Baca Juga: Drh Slamet Usul Pembentukan Pansus, Usut Tuntas Pelanggaran Pagar Laut di Tangerang
Slamet menegaskan pemerintah harus melakukan evaluasi terhadap kebijakan impor tapioka dan memastikan adanya regulasi yang berpihak kepada petani. Selain itu, dia juga mendorong penguatan peran koperasi atau lembaga petani agar petani memiliki posisi tawar yang lebih baik dalam menentukan harga jual singkong.

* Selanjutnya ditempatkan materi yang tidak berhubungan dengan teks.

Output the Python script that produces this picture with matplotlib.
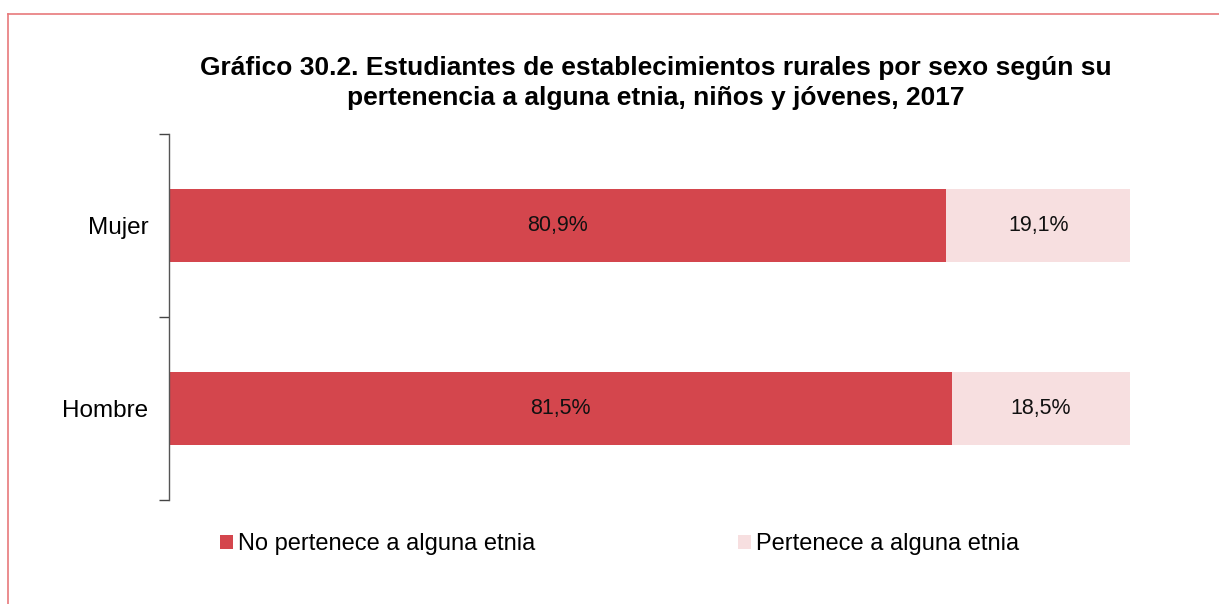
import matplotlib
matplotlib.use("Agg")
import matplotlib.pyplot as plt
from matplotlib.lines import Line2D

plt.rcParams['font.family'] = ['Liberation Sans', 'DejaVu Sans']

categories = ["Hombre", "Mujer"]
no_pertenece = [81.5, 80.9]
pertenece = [18.5, 19.1]
series_names = ["No pertenece a alguna etnia", "Pertenece a alguna etnia"]
title = "Gráfico 30.2. Estudiantes de establecimientos rurales por sexo según su\npertenencia a alguna etnia, niños y jóvenes, 2017"

c_dark = "#D4464D"
c_light = "#F7DFE0"

W, H = 1219, 604
fig = plt.figure(figsize=(W / 100, H / 100), dpi=100)
ax = fig.add_axes([169 / W, 1 - 500 / H, (1130 - 169) / W, (500 - 134) / H])

ypos = list(range(len(categories)))
b1 = ax.barh(ypos, no_pertenece, height=0.4, color=c_dark, label=series_names[0])
b2 = ax.barh(ypos, pertenece, left=no_pertenece, height=0.4, color=c_light, label=series_names[1])

for i in ypos:
    ax.text(no_pertenece[i] / 2, i, f"{no_pertenece[i]:.1f}%".replace(".", ","),
            ha="center", va="center", fontsize=15.5, color="#111111")
    ax.text(no_pertenece[i] + pertenece[i] / 2, i, f"{pertenece[i]:.1f}%".replace(".", ","),
            ha="center", va="center", fontsize=15.5, color="#111111")

ax.set_xlim(0, 100)
ax.set_ylim(-0.5, 1.5)
ax.set_yticks([-0.5, 0.5, 1.5])
ax.set_yticklabels([])
ax.set_yticks(ypos, minor=True)
ax.set_yticklabels(categories, minor=True, fontsize=17.5)
ax.tick_params(axis="y", which="major", length=7, width=1, color="#444444", direction="out")
ax.tick_params(axis="y", which="minor", length=0, pad=15)
ax.set_xticks([])
for s in ["top", "right", "bottom"]:
    ax.spines[s].set_visible(False)
ax.spines["left"].set_color("#555555")
ax.spines["left"].set_linewidth(1)

fig.text(656 / W, 1 - 83 / H, title, ha="center", va="center", fontsize=19,
         fontweight="bold", linespacing=1.33)

for h, lab, x0 in [(b1, series_names[0], 220), (b2, series_names[1], 738)]:
    fig.legend(handles=[h], labels=[lab], loc="center left",
               bbox_to_anchor=(x0 / W, 1 - 544 / H), frameon=False, fontsize=17,
               handlelength=0.55, handleheight=0.55, handletextpad=0.22,
               borderpad=0, borderaxespad=0)

border = "#E8797B"
fig.add_artist(Line2D([8 / W, 1], [1 - 14 / H, 1 - 14 / H], transform=fig.transFigure, color=border, lw=1.2))
fig.add_artist(Line2D([8 / W, 8 / W], [0, 1 - 14 / H], transform=fig.transFigure, color=border, lw=1.2))

fig.savefig("out.png", dpi=100)
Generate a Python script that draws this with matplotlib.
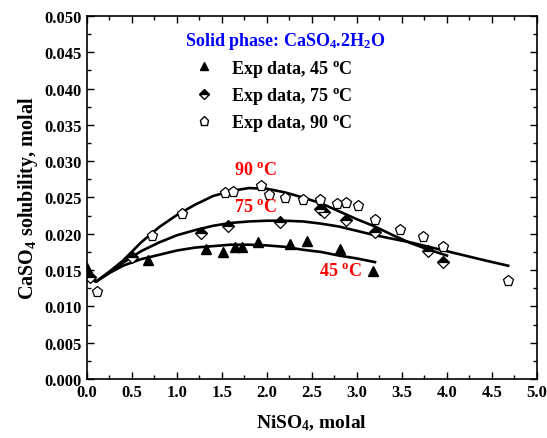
import numpy as np
import matplotlib
matplotlib.use('Agg')
import matplotlib.pyplot as plt
from matplotlib.lines import Line2D
from matplotlib.ticker import MultipleLocator, FormatStrFormatter

plt.rcParams['font.family'] = 'Liberation Serif'
plt.rcParams['font.weight'] = 'bold'
plt.rcParams['axes.labelweight'] = 'bold'
plt.rcParams['mathtext.fontset'] = 'custom'
plt.rcParams['mathtext.rm'] = 'Liberation Serif:bold'
plt.rcParams['mathtext.it'] = 'Liberation Serif:bold'
plt.rcParams['mathtext.bf'] = 'Liberation Serif:bold'

x45 = [0.0, 0.68, 1.32, 1.51, 1.64, 1.72, 1.90, 2.26, 2.44, 2.81, 3.18]
y45 = [0.0153, 0.0164, 0.0179, 0.0175, 0.0182, 0.0182, 0.0189, 0.0186, 0.0190, 0.0179, 0.0149]

x75 = [0.03, 0.50, 1.27, 1.57, 2.15, 2.59, 2.63, 2.88, 3.20, 3.79, 3.96]
y75 = [0.0140, 0.0168, 0.0201, 0.0211, 0.0216, 0.0234, 0.0230, 0.0219, 0.0203, 0.0176, 0.0161]

x90 = [0.11, 0.72, 1.06, 1.53, 1.62, 1.93, 2.02, 2.20, 2.40, 2.59, 2.78, 2.88, 3.01, 3.20, 3.48, 3.73, 3.96, 4.68]
y90 = [0.0120, 0.0197, 0.0227, 0.0256, 0.0258, 0.0266, 0.0254, 0.0249, 0.0247, 0.0246, 0.0241, 0.0242,
       0.0238, 0.0219, 0.0205, 0.0195, 0.0182, 0.0135]

# --- model curves ---
cx45 = [0.0, 0.1, 0.25, 0.4, 0.6, 0.8, 1.0, 1.2, 1.4, 1.6, 1.8, 2.0, 2.2, 2.4, 2.6, 2.8, 3.0, 3.2]
cy45 = [0.0142, 0.0134, 0.0146, 0.0156, 0.0165, 0.0171, 0.0177, 0.0181, 0.0183, 0.0185, 0.0185, 0.0184,
        0.0182, 0.0178, 0.0175, 0.0170, 0.0166, 0.0161]

cx75 = [0.0, 0.1, 0.25, 0.4, 0.6, 0.8, 1.0, 1.2, 1.4, 1.6, 1.8, 2.0, 2.2, 2.4, 2.6, 2.8, 3.0, 3.2,
        3.4, 3.6, 3.8, 4.0, 4.2, 4.4, 4.68]
cy75 = [0.0148, 0.0134, 0.0147, 0.0160, 0.0176, 0.0188, 0.0198, 0.0205, 0.0211, 0.0215, 0.0217, 0.0218,
        0.0218, 0.0217, 0.0214, 0.0210, 0.0204, 0.0198, 0.0193, 0.0188, 0.0182, 0.0176, 0.0170, 0.0164, 0.0156]

cx90 = [0.0, 0.1, 0.25, 0.4, 0.6, 0.8, 1.0, 1.2, 1.4, 1.6, 1.8, 2.0, 2.2, 2.4, 2.6, 2.8, 3.0, 3.2,
        3.4, 3.6, 3.8, 4.0]
cy90 = [0.0155, 0.0134, 0.0148, 0.0163, 0.0188, 0.0209, 0.0226, 0.0240, 0.0252, 0.0259, 0.0263, 0.0262,
        0.0257, 0.0250, 0.0242, 0.0231, 0.0220, 0.0210, 0.0198, 0.0187, 0.0178, 0.0170]

fig = plt.figure(figsize=(5.47, 4.39), dpi=100)
ax = fig.add_axes([0.159, 0.1344, 0.8227, 0.8269])

lw = 1.9
ax.plot(cx45, cy45, color='black', lw=lw)
ax.plot(cx75, cy75, color='black', lw=lw)
ax.plot(cx90, cy90, color='black', lw=lw)

ax.plot(x45, y45, ls='none', marker='^', ms=7, mfc='black', mec='black')
ax.plot(x75, y75, ls='none', marker='D', ms=6, mfc='black', mfcalt='white', fillstyle='top',
        mec='black', mew=0.9)
ax.plot(x90, y90, ls='none', marker='p', ms=8, mfc='white', mec='black', mew=0.9)

ax.text(1.87, 0.0289, '90 $^\\mathrm{o}$C', color='red', fontsize=13, ha='center', va='center')
ax.text(1.87, 0.0238, '75 $^\\mathrm{o}$C', color='red', fontsize=13, ha='center', va='center')
ax.text(2.82, 0.0150, '45 $^\\mathrm{o}$C', color='red', fontsize=13, ha='center', va='center')

ax.text(0.44, 0.933, 'Solid phase: CaSO$_4$.2H$_2$O', transform=ax.transAxes, color='#0000ff',
        fontsize=13, ha='center', va='center')

handles = [
    Line2D([], [], ls='none', marker='^', ms=6, mfc='black', mec='black'),
    Line2D([], [], ls='none', marker='D', ms=5, mfc='black', mfcalt='white', fillstyle='top', mec='black'),
    Line2D([], [], ls='none', marker='p', ms=6.5, mfc='white', mec='black'),
]
labels = ['Exp data, 45 $^\\mathrm{o}$C', 'Exp data, 75 $^\\mathrm{o}$C', 'Exp data, 90 $^\\mathrm{o}$C']
ax.legend(handles, labels, loc='upper left', bbox_to_anchor=(0.224, 0.905), frameon=False,
          fontsize=13, handlelength=1.0, handletextpad=1.0, labelspacing=0.35, borderaxespad=0)

ax.set_xlim(0, 5.0)
ax.set_ylim(0, 0.050)
ax.xaxis.set_major_locator(MultipleLocator(0.5))
ax.xaxis.set_minor_locator(MultipleLocator(0.25))
ax.yaxis.set_major_locator(MultipleLocator(0.005))
ax.yaxis.set_minor_locator(MultipleLocator(0.0025))
ax.xaxis.set_major_formatter(FormatStrFormatter('%.1f'))
ax.yaxis.set_major_formatter(FormatStrFormatter('%.3f'))
ax.tick_params(which='both', direction='in', top=True, right=True, labelsize=12, width=1.0)
ax.tick_params(which='major', length=5)
ax.tick_params(which='minor', length=3)
for s in ax.spines.values():
    s.set_linewidth(1.2)

ax.set_xlabel('NiSO$_4$, molal', fontsize=14, labelpad=9)
ax.set_ylabel('CaSO$_4$ solubility, molal', fontsize=14.5, labelpad=3)

fig.savefig('out.png', dpi=100)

“Kita tidak bisa membiarkan petani terus-menerus dirugikan. Jika kondisi ini berlanjut, maka semakin banyak petani yang akan meninggalkan usaha budi daya singkong karena tidak lagi menguntungkan. Ini akan berdampak pada ketahanan pangan nasional, mengingat singkong merupakan salah satu komoditas strategis di Indonesia,” ujarnya.
Sebagai wakil rakyat, Slamet berkomitmen untuk terus memperjuangkan kepentingan petani singkong di parlemen. Dia akan mendesak pemerintah agar segera mengambil langkah konkret guna menstabilkan harga singkong dan memberikan kepastian usaha bagi para petani. “Kita harus bersama-sama mencari solusi agar petani singkong bisa tetap bertahan dan sejahtera,” katanya.